QVCS Product Family Newsletter - December 2005

Publication date: December 5, 2005

Contents

  • Forum Poll: Your input needed
  • QVCS-Enterprise: Release 1.2.10 Now Available
  • QVCS and QVCS-Pro: Project Level Locking


Forum Poll: Your input needed

We're running a poll on the forum site. The question is simple:

How many files are in your largest QVCS project?

Please, take a minute to register on the forum site, and then cast your ballot so we can get a better notion of the typical QVCS project size.

You can get to the forum site here.

QVCS-Enterprise: Release 1.2.10 Now Available

The 1.2.10 release of QVCS-Enterprise is now available. This is a free update for users who purchased their QVCS-Enterprise license after November 30, 2004.

The focus of the release is on improved usability. The main frame window in the client application now has a more complete menu bar, and many common operations are available without having to use the mouse.

The release also adds support for ignoring case in filenames, and fixes a few bugs. You can get more details from our web site.

QVCS and QVCS-Pro: Project Level Locking

If you've used the 3.9 release to apply a project level label, you may have noticed that other users get locked out while the label is being applied. This is both a good thing and a bad thing.

The good thing is that this prevents other users from checking in any changes while the label is being applied. The bad thing is that it also prevents them from doing any other useful things with QVCS while the label is being applied.

(For ease of exposition, in the following I'll use QVCS as a shorthand way of referring to both QVCS-Pro and QVCS, since for the purposes of this article, they are identical).
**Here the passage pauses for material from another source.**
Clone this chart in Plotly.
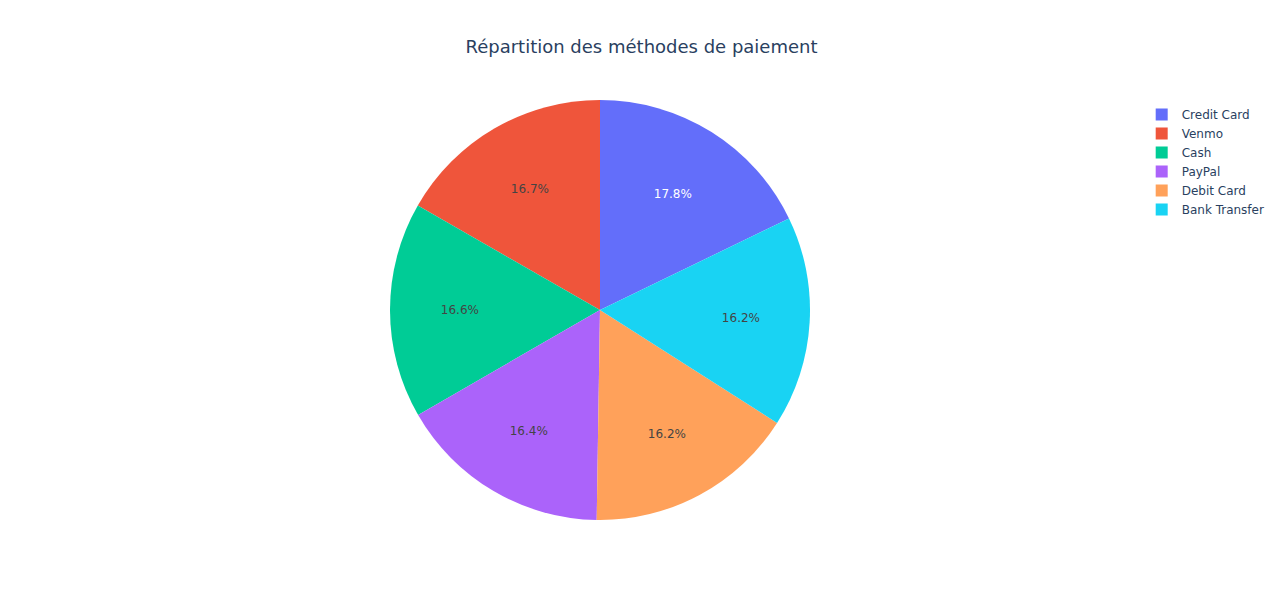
import plotly.graph_objects as go

methods = ["Credit Card", "Venmo", "Cash", "PayPal", "Debit Card", "Bank Transfer"]
counts = [178, 167, 166, 164, 162, 162]

fig = go.Figure(go.Pie(labels=methods, values=counts, sort=False))
fig.update_layout(
    title=dict(text="Répartition des méthodes de paiement", x=0.5,
               y=1 - 40 / 600, yref="container", yanchor="middle",
               font=dict(size=18)),
    font=dict(family="DejaVu Sans"),
    margin=dict(t=92, b=72, l=80, r=163, autoexpand=False),
    legend=dict(x=1.029, xanchor="left"),
    template="plotly",
)
fig.write_html("out.html")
Beginning with the 3.9 release, QVCS creates a transaction wrapper around all accesses to the QVCS cache files. (This same strategy was applied even earlier for the IDE integration). With recursion enabled, there is no way to predict the actual order that filenames will be traversed. As a result, the cache files have to be locked en masse while the action is applied. Only when the action is complete is the tranaction closed. The closing of the transaction updates the cache files, and releases any cache locks that were acquired to perform the operation.

The acquisition of the cache locks is 'lazy' -- meaning that the actual performance of the operation causes the cache lock to be acquired. QVCS does NOT make two passes through the file list, first to acquire the cache locks, and second to perform the operation.

The consequence of this cache locking strategy is that long running project level operations -- like applying a project level label -- will effectively lock out other use of the archives for the entire duration of the project level update operation.

A workaround would be to manually visit every directory of a project, and apply the label to each separate directory. This is not a recommended approach, since it would be very easy to miss a directory.